### What you will do
Transcribe the data in full and exactly, omitting any pictures.

### Given material
+ + + + + + +

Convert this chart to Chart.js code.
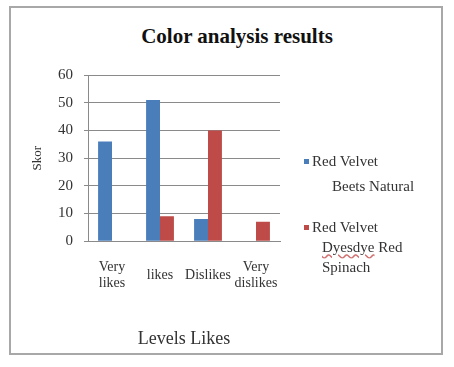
<!DOCTYPE html>
<html><head><meta charset="utf-8">
<script src="https://cdn.jsdelivr.net/npm/chart.js@4"></script>
<style>
html,body{margin:0;padding:0;background:#fff;}
#wrap{position:relative;width:454px;height:367px;overflow:hidden;font-family:"Liberation Serif",serif;}
#frame{position:absolute;left:9px;top:6px;width:434px;height:349px;border:2px solid #a8a8a8;box-sizing:border-box;}
#title{position:absolute;left:0;width:474px;top:24px;text-align:center;font-weight:bold;font-size:21px;color:#111;}
canvas{position:absolute;left:0;top:0;}
.lg{position:absolute;font-size:15px;color:#333;white-space:nowrap;line-height:20px;}
.sw{display:inline-block;width:5px;height:5px;margin-right:3px;vertical-align:2px;}
</style></head>
<body><div id="wrap">
<div id="frame"></div>
<div id="title">Color analysis results</div>
<canvas id="c" width="454" height="367"></canvas>
<div class="lg" style="left:304px;top:151px;"><span class="sw" style="background:#4a7ebb"></span>Red Velvet</div>
<div class="lg" style="left:332px;top:176px;">Beets Natural</div>
<div class="lg" style="left:304px;top:217px;"><span class="sw" style="background:#be4b48"></span>Red Velvet</div>
<div class="lg" style="left:322px;top:237px;"><span style="text-decoration:underline wavy #d07070;">Dyesdye</span> Red</div>
<div class="lg" style="left:322px;top:257px;">Spinach</div>
</div>
<script>
const categories = [["Very","likes"], "likes", "Dislikes", ["Very","dislikes"]];
const seriesNames = ["Red Velvet Beets Natural", "Red Velvet Dyesdye Red Spinach"];
const beetsNatural = [36, 51, 8, 0];
const dyesdyeRedSpinach = [0, 9, 40, 7];
const yTicks = [0, 10, 20, 30, 40, 50, 60];

const grid = '#8a8a8a';
new Chart(document.getElementById('c'), {
  type: 'bar',
  data: {
    labels: categories,
    datasets: [
      {label: seriesNames[0], data: beetsNatural, backgroundColor: '#4a7ebb', categoryPercentage: 0.58, barPercentage: 1},
      {label: seriesNames[1], data: dyesdyeRedSpinach, backgroundColor: '#be4b48', categoryPercentage: 0.58, barPercentage: 1}
    ]
  },
  options: {
    responsive: false,
    animation: false,
    layout: {padding: {left: 28, right: 174, top: 75, bottom: 17}},
    plugins: {legend: {display: false}, title: {display: false}, tooltip: {enabled: false}},
    scales: {
      y: {
        min: yTicks[0], max: yTicks[yTicks.length - 1],
        afterBuildTicks: s => { s.ticks = yTicks.map(v => ({value: v})); },
        afterFit: s => { s.width = 60; },
        grid: {color: grid, tickLength: 4, lineWidth: 1},
        border: {color: grid},
        ticks: {padding: 11, color: '#333', font: {family: 'Liberation Serif', size: 15}},
        title: {display: true, text: 'Skor', color: '#333', padding: {top: 2, bottom: 2}, font: {family: 'Liberation Serif', size: 13}}
      },
      x: {
        grid: {display: false},
        border: {color: grid},
        ticks: {padding: 18, autoSkip: false, crossAlign: 'center', maxRotation: 0, color: '#333', font: {family: 'Liberation Serif', size: 14, lineHeight: 1.15}},
        title: {display: true, text: 'Levels Likes', color: '#333', padding: {top: 11, bottom: 0}, font: {family: 'Liberation Serif', size: 18}}
      }
    }
  }
});
</script>
</body></html>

+ + + + + + +

### Answer to the problem
Convert this chart to Chart.js code.
<!DOCTYPE html>
<html><head><meta charset="utf-8">
<script src="https://cdn.jsdelivr.net/npm/chart.js@4"></script>
<style>
html,body{margin:0;padding:0;background:#fff;}
#wrap{position:relative;width:454px;height:367px;overflow:hidden;font-family:"Liberation Serif",serif;}
#frame{position:absolute;left:9px;top:6px;width:434px;height:349px;border:2px solid #a8a8a8;box-sizing:border-box;}
#title{position:absolute;left:0;width:474px;top:24px;text-align:center;font-weight:bold;font-size:21px;color:#111;}
canvas{position:absolute;left:0;top:0;}
.lg{position:absolute;font-size:15px;color:#333;white-space:nowrap;line-height:20px;}
.sw{display:inline-block;width:5px;height:5px;margin-right:3px;vertical-align:2px;}
</style></head>
<body><div id="wrap">
<div id="frame"></div>
<div id="title">Color analysis results</div>
<canvas id="c" width="454" height="367"></canvas>
<div class="lg" style="left:304px;top:151px;"><span class="sw" style="background:#4a7ebb"></span>Red Velvet</div>
<div class="lg" style="left:332px;top:176px;">Beets Natural</div>
<div class="lg" style="left:304px;top:217px;"><span class="sw" style="background:#be4b48"></span>Red Velvet</div>
<div class="lg" style="left:322px;top:237px;"><span style="text-decoration:underline wavy #d07070;">Dyesdye</span> Red</div>
<div class="lg" style="left:322px;top:257px;">Spinach</div>
</div>
<script>
const categories = [["Very","likes"], "likes", "Dislikes", ["Very","dislikes"]];
const seriesNames = ["Red Velvet Beets Natural", "Red Velvet Dyesdye Red Spinach"];
const beetsNatural = [36, 51, 8, 0];
const dyesdyeRedSpinach = [0, 9, 40, 7];
const yTicks = [0, 10, 20, 30, 40, 50, 60];

const grid = '#8a8a8a';
new Chart(document.getElementById('c'), {
  type: 'bar',
  data: {
    labels: categories,
    datasets: [
      {label: seriesNames[0], data: beetsNatural, backgroundColor: '#4a7ebb', categoryPercentage: 0.58, barPercentage: 1},
      {label: seriesNames[1], data: dyesdyeRedSpinach, backgroundColor: '#be4b48', categoryPercentage: 0.58, barPercentage: 1}
    ]
  },
  options: {
    responsive: false,
    animation: false,
    layout: {padding: {left: 28, right: 174, top: 75, bottom: 17}},
    plugins: {legend: {display: false}, title: {display: false}, tooltip: {enabled: false}},
    scales: {
      y: {
        min: yTicks[0], max: yTicks[yTicks.length - 1],
        afterBuildTicks: s => { s.ticks = yTicks.map(v => ({value: v})); },
        afterFit: s => { s.width = 60; },
        grid: {color: grid, tickLength: 4, lineWidth: 1},
        border: {color: grid},
        ticks: {padding: 11, color: '#333', font: {family: 'Liberation Serif', size: 15}},
        title: {display: true, text: 'Skor', color: '#333', padding: {top: 2, bottom: 2}, font: {family: 'Liberation Serif', size: 13}}
      },
      x: {
        grid: {display: false},
        border: {color: grid},
        ticks: {padding: 18, autoSkip: false, crossAlign: 'center', maxRotation: 0, color: '#333', font: {family: 'Liberation Serif', size: 14, lineHeight: 1.15}},
        title: {display: true, text: 'Levels Likes', color: '#333', padding: {top: 11, bottom: 0}, font: {family: 'Liberation Serif', size: 18}}
      }
    }
  }
});
</script>
</body></html>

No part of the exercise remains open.